*Extracted information:*
****

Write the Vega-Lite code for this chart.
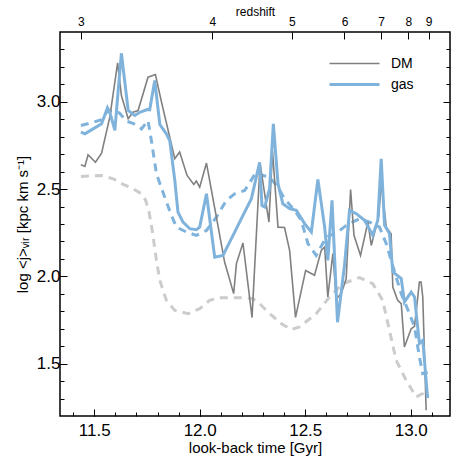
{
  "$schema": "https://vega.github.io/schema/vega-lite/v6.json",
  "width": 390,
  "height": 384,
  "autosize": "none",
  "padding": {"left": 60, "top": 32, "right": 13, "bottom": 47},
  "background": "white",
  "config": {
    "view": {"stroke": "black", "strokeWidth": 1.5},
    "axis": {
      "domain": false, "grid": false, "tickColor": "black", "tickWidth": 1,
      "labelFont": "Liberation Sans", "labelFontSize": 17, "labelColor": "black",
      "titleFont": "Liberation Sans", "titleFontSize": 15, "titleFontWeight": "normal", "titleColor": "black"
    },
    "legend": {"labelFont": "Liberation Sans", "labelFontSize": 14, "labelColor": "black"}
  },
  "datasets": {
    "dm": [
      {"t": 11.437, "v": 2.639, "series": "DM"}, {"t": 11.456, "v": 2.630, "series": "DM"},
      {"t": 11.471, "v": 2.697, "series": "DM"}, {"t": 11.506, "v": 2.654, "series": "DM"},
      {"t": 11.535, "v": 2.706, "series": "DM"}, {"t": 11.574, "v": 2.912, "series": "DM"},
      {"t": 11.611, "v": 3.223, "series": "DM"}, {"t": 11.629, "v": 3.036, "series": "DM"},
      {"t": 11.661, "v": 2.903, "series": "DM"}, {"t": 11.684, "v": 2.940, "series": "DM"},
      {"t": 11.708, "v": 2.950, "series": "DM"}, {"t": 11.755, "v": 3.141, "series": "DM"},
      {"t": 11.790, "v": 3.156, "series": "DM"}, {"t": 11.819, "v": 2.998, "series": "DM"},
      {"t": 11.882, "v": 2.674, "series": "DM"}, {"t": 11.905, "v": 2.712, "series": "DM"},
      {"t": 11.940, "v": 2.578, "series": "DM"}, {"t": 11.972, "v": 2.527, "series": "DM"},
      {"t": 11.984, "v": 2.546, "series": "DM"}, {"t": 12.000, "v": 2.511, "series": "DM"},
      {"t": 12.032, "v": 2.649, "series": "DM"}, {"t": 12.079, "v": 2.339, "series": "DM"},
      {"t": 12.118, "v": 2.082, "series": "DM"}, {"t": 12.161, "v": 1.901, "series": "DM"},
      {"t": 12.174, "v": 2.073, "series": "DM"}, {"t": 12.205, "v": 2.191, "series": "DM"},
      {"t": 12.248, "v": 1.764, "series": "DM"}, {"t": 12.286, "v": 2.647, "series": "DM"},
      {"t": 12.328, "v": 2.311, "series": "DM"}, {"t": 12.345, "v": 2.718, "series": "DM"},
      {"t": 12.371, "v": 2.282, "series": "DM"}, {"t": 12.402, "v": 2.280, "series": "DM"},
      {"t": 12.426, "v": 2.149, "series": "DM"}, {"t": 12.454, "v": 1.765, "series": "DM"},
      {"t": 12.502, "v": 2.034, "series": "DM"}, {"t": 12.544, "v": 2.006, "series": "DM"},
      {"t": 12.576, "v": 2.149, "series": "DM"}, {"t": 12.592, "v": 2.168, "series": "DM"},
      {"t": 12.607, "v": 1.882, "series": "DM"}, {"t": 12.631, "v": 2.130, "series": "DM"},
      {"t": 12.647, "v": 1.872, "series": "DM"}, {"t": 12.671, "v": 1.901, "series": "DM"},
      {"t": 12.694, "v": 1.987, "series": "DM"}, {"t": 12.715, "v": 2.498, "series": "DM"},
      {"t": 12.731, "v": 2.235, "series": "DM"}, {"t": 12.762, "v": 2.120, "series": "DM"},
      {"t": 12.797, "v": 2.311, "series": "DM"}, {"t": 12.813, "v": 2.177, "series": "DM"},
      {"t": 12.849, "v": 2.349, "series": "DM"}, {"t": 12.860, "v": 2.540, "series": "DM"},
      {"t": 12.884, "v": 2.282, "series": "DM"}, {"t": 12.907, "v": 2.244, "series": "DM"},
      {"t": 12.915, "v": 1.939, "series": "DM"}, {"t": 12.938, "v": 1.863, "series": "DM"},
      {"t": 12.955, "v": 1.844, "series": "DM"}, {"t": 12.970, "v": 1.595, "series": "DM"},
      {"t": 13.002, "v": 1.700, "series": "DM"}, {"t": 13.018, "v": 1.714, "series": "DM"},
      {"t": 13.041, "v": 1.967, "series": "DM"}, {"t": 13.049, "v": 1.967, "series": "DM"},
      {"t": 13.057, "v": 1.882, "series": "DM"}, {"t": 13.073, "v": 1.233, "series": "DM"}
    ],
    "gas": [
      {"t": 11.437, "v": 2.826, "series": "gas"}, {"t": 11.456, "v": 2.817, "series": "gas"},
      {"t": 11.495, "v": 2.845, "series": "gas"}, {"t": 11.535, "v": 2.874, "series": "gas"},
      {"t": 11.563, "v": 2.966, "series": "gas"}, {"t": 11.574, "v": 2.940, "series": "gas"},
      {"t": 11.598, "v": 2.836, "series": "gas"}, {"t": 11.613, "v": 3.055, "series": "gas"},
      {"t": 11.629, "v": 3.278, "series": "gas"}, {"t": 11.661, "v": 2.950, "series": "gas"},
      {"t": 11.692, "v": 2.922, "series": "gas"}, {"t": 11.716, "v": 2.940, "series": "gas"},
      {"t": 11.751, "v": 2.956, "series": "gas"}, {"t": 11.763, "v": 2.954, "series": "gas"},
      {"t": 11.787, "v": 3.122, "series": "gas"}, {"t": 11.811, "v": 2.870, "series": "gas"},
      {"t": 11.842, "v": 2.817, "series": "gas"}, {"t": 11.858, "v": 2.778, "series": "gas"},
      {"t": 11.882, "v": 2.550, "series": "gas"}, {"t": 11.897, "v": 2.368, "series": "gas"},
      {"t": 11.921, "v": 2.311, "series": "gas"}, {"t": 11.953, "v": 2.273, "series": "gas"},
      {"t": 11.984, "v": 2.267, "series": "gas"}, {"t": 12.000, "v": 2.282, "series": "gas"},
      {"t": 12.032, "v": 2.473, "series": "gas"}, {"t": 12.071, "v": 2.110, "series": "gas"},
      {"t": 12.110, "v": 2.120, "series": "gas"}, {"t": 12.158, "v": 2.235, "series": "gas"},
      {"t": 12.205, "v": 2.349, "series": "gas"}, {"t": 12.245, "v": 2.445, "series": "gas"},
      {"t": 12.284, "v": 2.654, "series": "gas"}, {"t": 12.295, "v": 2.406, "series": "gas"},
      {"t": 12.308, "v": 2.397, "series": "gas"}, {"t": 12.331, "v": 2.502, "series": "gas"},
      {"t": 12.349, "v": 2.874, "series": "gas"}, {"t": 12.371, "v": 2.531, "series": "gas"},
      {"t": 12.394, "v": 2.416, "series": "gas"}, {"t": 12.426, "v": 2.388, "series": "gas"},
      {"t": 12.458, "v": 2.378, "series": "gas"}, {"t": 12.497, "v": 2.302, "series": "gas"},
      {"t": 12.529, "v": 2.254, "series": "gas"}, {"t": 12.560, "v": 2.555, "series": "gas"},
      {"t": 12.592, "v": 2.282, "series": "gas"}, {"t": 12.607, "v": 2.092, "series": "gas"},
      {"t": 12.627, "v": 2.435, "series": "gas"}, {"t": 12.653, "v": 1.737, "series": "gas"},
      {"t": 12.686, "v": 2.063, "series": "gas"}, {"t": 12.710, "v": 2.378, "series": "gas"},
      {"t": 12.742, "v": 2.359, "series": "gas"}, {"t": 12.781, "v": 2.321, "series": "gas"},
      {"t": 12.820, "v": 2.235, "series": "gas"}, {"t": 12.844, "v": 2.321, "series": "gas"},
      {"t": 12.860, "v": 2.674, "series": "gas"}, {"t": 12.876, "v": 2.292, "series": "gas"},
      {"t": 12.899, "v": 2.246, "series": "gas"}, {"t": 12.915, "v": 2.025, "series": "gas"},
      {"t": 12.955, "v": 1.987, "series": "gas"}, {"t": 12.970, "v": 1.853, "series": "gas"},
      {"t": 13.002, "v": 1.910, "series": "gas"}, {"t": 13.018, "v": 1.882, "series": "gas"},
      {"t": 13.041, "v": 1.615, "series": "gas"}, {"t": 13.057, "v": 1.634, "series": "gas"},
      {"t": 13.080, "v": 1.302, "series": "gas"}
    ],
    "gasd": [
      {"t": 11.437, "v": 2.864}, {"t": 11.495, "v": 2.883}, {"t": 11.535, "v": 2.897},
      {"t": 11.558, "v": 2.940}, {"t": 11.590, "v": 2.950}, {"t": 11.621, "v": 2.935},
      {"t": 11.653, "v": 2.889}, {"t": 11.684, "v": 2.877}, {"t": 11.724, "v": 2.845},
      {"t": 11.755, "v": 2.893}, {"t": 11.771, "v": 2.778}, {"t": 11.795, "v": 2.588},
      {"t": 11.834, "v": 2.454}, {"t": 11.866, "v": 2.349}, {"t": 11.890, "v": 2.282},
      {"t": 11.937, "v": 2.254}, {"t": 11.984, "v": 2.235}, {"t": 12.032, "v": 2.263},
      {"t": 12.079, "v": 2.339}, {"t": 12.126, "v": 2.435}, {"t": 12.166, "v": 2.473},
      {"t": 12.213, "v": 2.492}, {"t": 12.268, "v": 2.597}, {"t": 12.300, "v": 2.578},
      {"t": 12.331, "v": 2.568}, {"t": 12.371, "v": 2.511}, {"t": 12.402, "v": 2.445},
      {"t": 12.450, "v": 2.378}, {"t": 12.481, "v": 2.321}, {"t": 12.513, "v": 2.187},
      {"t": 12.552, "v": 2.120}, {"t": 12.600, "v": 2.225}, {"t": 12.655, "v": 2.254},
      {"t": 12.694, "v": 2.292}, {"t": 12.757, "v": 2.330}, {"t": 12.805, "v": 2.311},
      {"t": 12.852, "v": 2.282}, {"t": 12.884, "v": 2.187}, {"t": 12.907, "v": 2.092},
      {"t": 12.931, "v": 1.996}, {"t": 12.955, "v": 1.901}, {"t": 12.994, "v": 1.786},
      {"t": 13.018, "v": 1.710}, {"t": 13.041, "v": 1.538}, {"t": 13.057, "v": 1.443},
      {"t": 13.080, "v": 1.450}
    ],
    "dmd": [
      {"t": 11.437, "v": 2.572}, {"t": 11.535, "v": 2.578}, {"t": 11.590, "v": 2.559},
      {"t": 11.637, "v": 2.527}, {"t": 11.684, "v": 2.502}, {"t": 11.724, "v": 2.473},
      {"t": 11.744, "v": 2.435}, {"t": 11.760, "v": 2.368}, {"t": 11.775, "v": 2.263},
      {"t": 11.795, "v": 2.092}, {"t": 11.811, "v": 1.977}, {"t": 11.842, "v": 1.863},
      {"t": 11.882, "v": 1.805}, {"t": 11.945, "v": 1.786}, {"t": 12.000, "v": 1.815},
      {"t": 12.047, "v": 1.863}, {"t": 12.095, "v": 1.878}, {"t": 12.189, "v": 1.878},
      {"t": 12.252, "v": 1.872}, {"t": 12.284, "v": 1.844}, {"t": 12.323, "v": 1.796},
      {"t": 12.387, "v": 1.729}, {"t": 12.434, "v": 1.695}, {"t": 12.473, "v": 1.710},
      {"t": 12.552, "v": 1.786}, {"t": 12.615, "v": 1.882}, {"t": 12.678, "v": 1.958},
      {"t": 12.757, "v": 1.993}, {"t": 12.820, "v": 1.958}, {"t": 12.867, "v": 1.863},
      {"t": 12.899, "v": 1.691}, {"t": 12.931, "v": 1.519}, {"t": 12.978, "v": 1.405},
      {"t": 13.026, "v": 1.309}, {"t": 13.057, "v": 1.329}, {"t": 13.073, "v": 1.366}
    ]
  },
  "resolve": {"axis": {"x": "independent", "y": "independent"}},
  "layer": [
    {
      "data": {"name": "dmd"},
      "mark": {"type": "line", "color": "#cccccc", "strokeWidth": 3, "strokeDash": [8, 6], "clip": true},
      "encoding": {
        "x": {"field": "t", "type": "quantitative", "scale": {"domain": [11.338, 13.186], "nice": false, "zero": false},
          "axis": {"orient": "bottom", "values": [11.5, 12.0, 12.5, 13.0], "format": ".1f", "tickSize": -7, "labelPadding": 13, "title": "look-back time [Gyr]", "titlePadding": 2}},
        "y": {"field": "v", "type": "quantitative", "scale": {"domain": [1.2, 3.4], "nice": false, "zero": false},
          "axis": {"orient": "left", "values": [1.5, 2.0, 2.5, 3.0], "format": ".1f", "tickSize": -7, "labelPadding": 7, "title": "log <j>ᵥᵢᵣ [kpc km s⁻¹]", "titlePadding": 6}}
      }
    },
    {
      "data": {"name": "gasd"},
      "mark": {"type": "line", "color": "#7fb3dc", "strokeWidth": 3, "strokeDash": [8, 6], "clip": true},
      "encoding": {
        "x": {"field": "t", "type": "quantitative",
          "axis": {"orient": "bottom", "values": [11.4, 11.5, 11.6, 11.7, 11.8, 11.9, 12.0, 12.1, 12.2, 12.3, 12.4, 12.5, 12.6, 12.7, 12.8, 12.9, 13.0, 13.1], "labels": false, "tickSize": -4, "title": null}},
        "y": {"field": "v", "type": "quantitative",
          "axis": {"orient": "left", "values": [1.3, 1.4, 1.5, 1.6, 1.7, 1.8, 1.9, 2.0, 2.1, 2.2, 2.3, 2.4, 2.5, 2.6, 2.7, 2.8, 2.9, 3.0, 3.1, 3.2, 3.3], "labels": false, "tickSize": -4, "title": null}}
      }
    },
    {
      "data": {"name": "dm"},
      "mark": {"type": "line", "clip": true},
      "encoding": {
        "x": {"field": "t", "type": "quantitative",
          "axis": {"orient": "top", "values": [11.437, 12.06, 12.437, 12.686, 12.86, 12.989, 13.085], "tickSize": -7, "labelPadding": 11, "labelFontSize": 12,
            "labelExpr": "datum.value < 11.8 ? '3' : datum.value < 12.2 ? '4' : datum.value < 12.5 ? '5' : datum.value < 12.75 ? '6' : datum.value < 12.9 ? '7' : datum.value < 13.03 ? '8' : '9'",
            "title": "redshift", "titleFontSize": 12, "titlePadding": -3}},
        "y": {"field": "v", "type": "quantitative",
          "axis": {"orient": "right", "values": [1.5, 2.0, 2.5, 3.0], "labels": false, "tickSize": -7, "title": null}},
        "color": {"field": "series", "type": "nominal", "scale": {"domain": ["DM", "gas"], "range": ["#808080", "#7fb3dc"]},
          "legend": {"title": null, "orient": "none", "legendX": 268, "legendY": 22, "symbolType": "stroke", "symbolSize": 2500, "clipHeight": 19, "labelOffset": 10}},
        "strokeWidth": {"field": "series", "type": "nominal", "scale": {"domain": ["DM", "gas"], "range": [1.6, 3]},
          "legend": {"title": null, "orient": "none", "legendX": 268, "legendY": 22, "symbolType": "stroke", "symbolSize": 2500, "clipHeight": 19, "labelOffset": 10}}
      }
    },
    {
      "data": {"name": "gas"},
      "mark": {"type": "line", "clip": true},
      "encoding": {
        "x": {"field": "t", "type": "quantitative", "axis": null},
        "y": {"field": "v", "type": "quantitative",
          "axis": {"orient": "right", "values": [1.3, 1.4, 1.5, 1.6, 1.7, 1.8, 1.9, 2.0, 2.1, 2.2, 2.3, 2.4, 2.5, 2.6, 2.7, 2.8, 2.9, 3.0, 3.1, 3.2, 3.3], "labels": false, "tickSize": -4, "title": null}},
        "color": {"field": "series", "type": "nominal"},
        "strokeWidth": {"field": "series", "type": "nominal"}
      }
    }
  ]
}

****

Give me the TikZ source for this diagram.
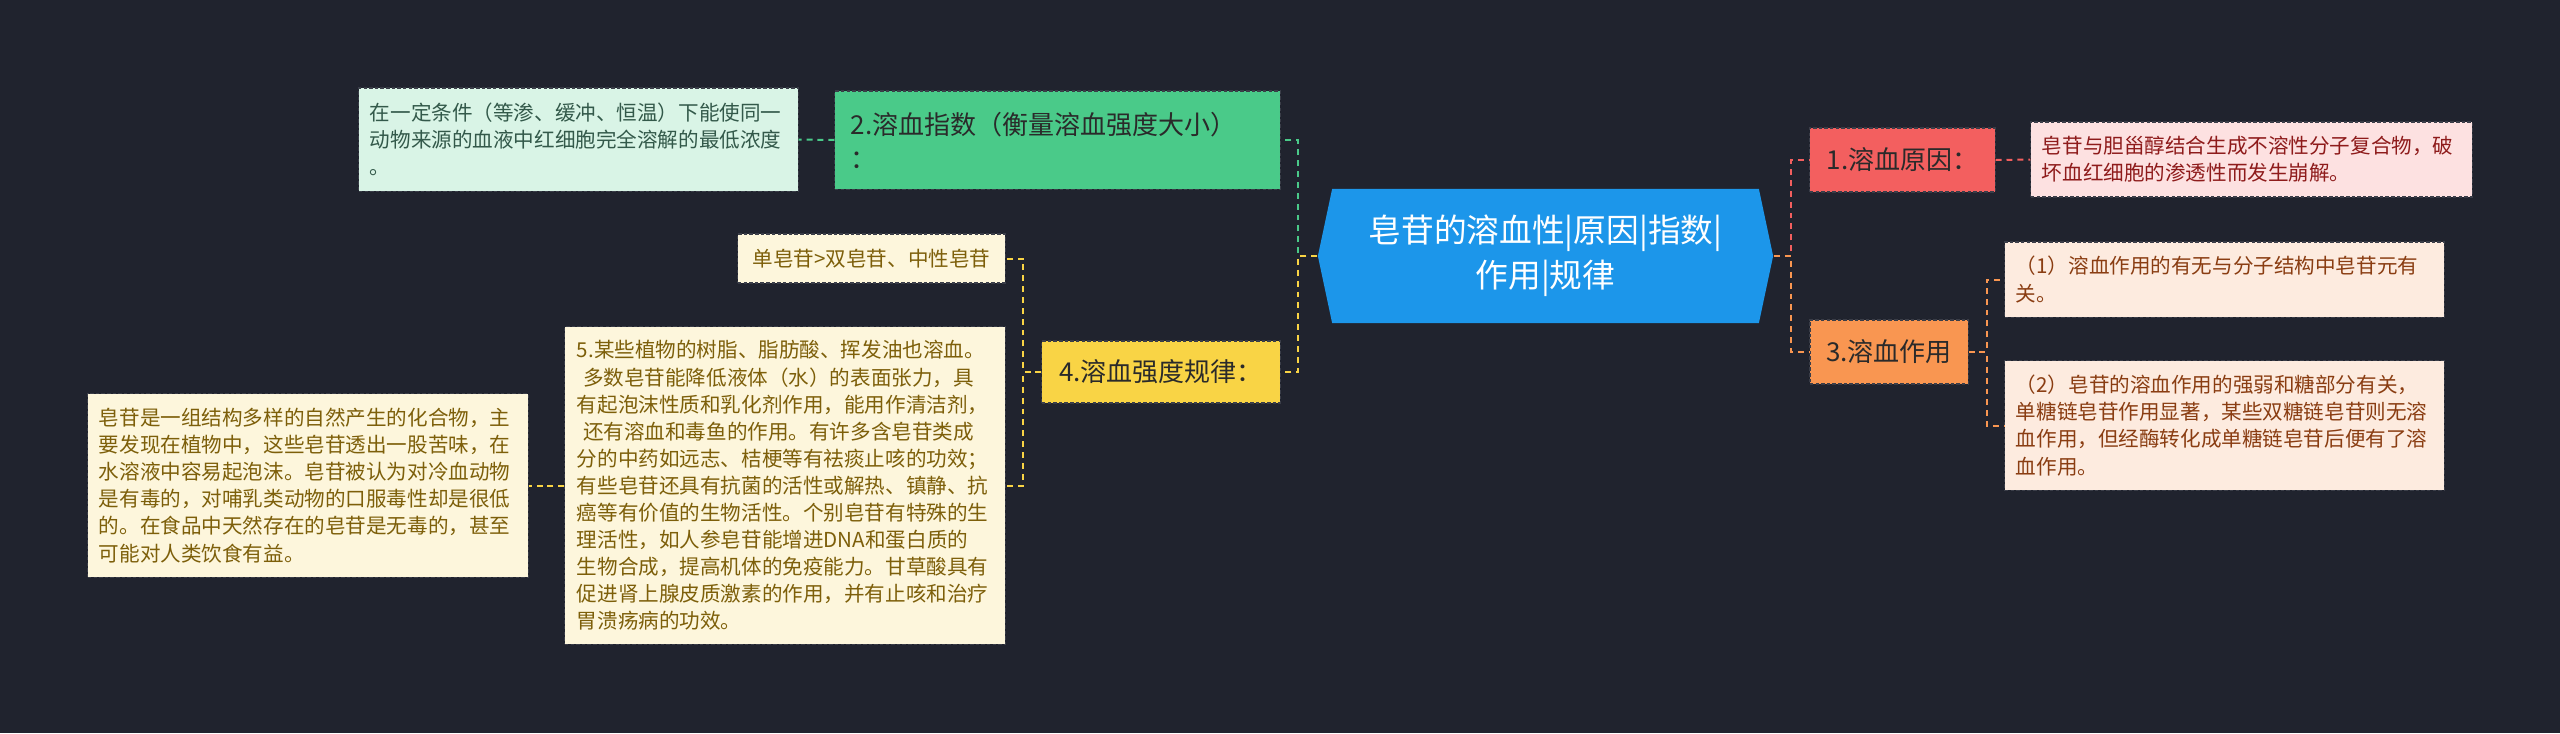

****

*Problem:* Look over the listing above. Pick out and copy every line that includes "this".

*Result below:*
Write the Vega-Lite code for this chart.
Give me the TikZ source for this diagram.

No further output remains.